→ **OBJECTIVE**
From the listing that follows, output everything exactly except the pictures.

— begin —

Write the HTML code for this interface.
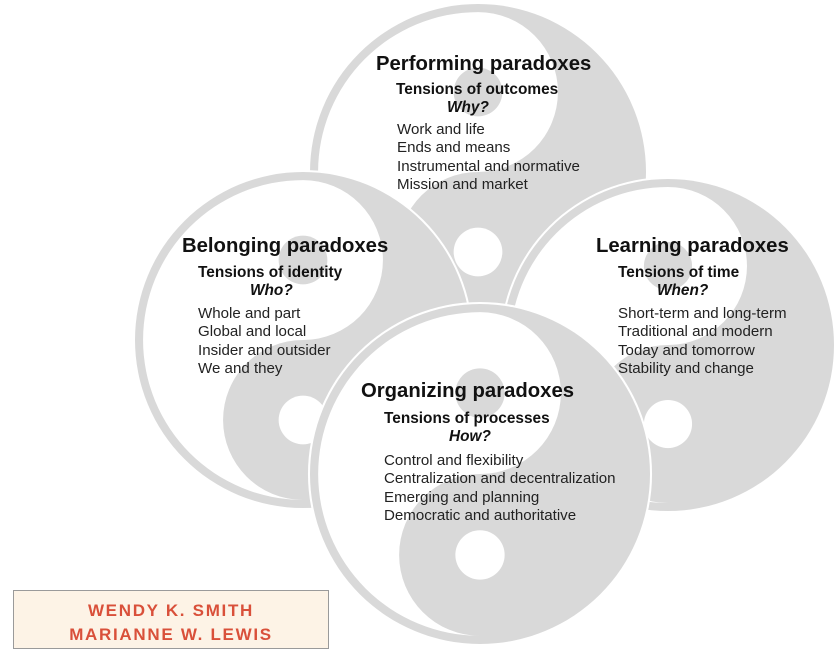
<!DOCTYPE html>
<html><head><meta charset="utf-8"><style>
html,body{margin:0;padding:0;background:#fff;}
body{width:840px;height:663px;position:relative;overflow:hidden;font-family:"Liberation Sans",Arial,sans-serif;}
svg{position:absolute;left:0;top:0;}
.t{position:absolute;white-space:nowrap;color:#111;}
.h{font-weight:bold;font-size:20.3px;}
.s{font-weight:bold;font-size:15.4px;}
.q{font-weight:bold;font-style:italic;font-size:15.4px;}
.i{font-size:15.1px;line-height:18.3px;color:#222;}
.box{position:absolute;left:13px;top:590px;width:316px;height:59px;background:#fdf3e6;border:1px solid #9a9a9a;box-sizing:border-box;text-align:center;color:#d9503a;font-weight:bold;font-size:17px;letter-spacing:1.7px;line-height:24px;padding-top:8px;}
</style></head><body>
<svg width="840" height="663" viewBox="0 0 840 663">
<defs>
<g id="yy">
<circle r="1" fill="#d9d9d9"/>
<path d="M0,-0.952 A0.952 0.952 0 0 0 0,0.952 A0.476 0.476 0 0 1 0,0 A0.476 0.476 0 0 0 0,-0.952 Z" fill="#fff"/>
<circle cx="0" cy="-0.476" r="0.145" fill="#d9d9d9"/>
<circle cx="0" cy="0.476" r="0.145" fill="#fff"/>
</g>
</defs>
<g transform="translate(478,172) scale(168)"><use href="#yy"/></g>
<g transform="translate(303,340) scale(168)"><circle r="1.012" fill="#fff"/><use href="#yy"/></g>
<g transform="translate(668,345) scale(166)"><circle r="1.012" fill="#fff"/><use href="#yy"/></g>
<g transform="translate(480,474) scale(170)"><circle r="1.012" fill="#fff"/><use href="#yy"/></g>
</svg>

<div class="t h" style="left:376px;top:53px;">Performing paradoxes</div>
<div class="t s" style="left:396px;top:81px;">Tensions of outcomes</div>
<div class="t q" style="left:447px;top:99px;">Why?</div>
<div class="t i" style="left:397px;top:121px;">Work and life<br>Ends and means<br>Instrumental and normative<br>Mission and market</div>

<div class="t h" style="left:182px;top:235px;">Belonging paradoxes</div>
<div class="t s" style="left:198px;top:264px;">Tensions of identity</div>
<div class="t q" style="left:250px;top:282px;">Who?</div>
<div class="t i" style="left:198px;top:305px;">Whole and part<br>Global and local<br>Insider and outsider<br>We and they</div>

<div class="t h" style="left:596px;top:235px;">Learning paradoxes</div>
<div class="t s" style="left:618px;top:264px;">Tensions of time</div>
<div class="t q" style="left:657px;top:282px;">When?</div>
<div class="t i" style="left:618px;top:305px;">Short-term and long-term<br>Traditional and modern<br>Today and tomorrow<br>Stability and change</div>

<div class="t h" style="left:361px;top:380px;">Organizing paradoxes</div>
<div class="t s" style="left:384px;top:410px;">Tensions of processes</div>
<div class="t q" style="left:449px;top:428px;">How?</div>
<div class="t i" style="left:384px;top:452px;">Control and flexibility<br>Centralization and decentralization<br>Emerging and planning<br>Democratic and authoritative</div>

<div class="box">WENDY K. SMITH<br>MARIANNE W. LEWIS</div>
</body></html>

— end —

→ **THE RESPONSE**
Write the HTML code for this interface.
<!DOCTYPE html>
<html><head><meta charset="utf-8"><style>
html,body{margin:0;padding:0;background:#fff;}
body{width:840px;height:663px;position:relative;overflow:hidden;font-family:"Liberation Sans",Arial,sans-serif;}
svg{position:absolute;left:0;top:0;}
.t{position:absolute;white-space:nowrap;color:#111;}
.h{font-weight:bold;font-size:20.3px;}
.s{font-weight:bold;font-size:15.4px;}
.q{font-weight:bold;font-style:italic;font-size:15.4px;}
.i{font-size:15.1px;line-height:18.3px;color:#222;}
.box{position:absolute;left:13px;top:590px;width:316px;height:59px;background:#fdf3e6;border:1px solid #9a9a9a;box-sizing:border-box;text-align:center;color:#d9503a;font-weight:bold;font-size:17px;letter-spacing:1.7px;line-height:24px;padding-top:8px;}
</style></head><body>
<svg width="840" height="663" viewBox="0 0 840 663">
<defs>
<g id="yy">
<circle r="1" fill="#d9d9d9"/>
<path d="M0,-0.952 A0.952 0.952 0 0 0 0,0.952 A0.476 0.476 0 0 1 0,0 A0.476 0.476 0 0 0 0,-0.952 Z" fill="#fff"/>
<circle cx="0" cy="-0.476" r="0.145" fill="#d9d9d9"/>
<circle cx="0" cy="0.476" r="0.145" fill="#fff"/>
</g>
</defs>
<g transform="translate(478,172) scale(168)"><use href="#yy"/></g>
<g transform="translate(303,340) scale(168)"><circle r="1.012" fill="#fff"/><use href="#yy"/></g>
<g transform="translate(668,345) scale(166)"><circle r="1.012" fill="#fff"/><use href="#yy"/></g>
<g transform="translate(480,474) scale(170)"><circle r="1.012" fill="#fff"/><use href="#yy"/></g>
</svg>

<div class="t h" style="left:376px;top:53px;">Performing paradoxes</div>
<div class="t s" style="left:396px;top:81px;">Tensions of outcomes</div>
<div class="t q" style="left:447px;top:99px;">Why?</div>
<div class="t i" style="left:397px;top:121px;">Work and life<br>Ends and means<br>Instrumental and normative<br>Mission and market</div>

<div class="t h" style="left:182px;top:235px;">Belonging paradoxes</div>
<div class="t s" style="left:198px;top:264px;">Tensions of identity</div>
<div class="t q" style="left:250px;top:282px;">Who?</div>
<div class="t i" style="left:198px;top:305px;">Whole and part<br>Global and local<br>Insider and outsider<br>We and they</div>

<div class="t h" style="left:596px;top:235px;">Learning paradoxes</div>
<div class="t s" style="left:618px;top:264px;">Tensions of time</div>
<div class="t q" style="left:657px;top:282px;">When?</div>
<div class="t i" style="left:618px;top:305px;">Short-term and long-term<br>Traditional and modern<br>Today and tomorrow<br>Stability and change</div>

<div class="t h" style="left:361px;top:380px;">Organizing paradoxes</div>
<div class="t s" style="left:384px;top:410px;">Tensions of processes</div>
<div class="t q" style="left:449px;top:428px;">How?</div>
<div class="t i" style="left:384px;top:452px;">Control and flexibility<br>Centralization and decentralization<br>Emerging and planning<br>Democratic and authoritative</div>

<div class="box">WENDY K. SMITH<br>MARIANNE W. LEWIS</div>
</body></html>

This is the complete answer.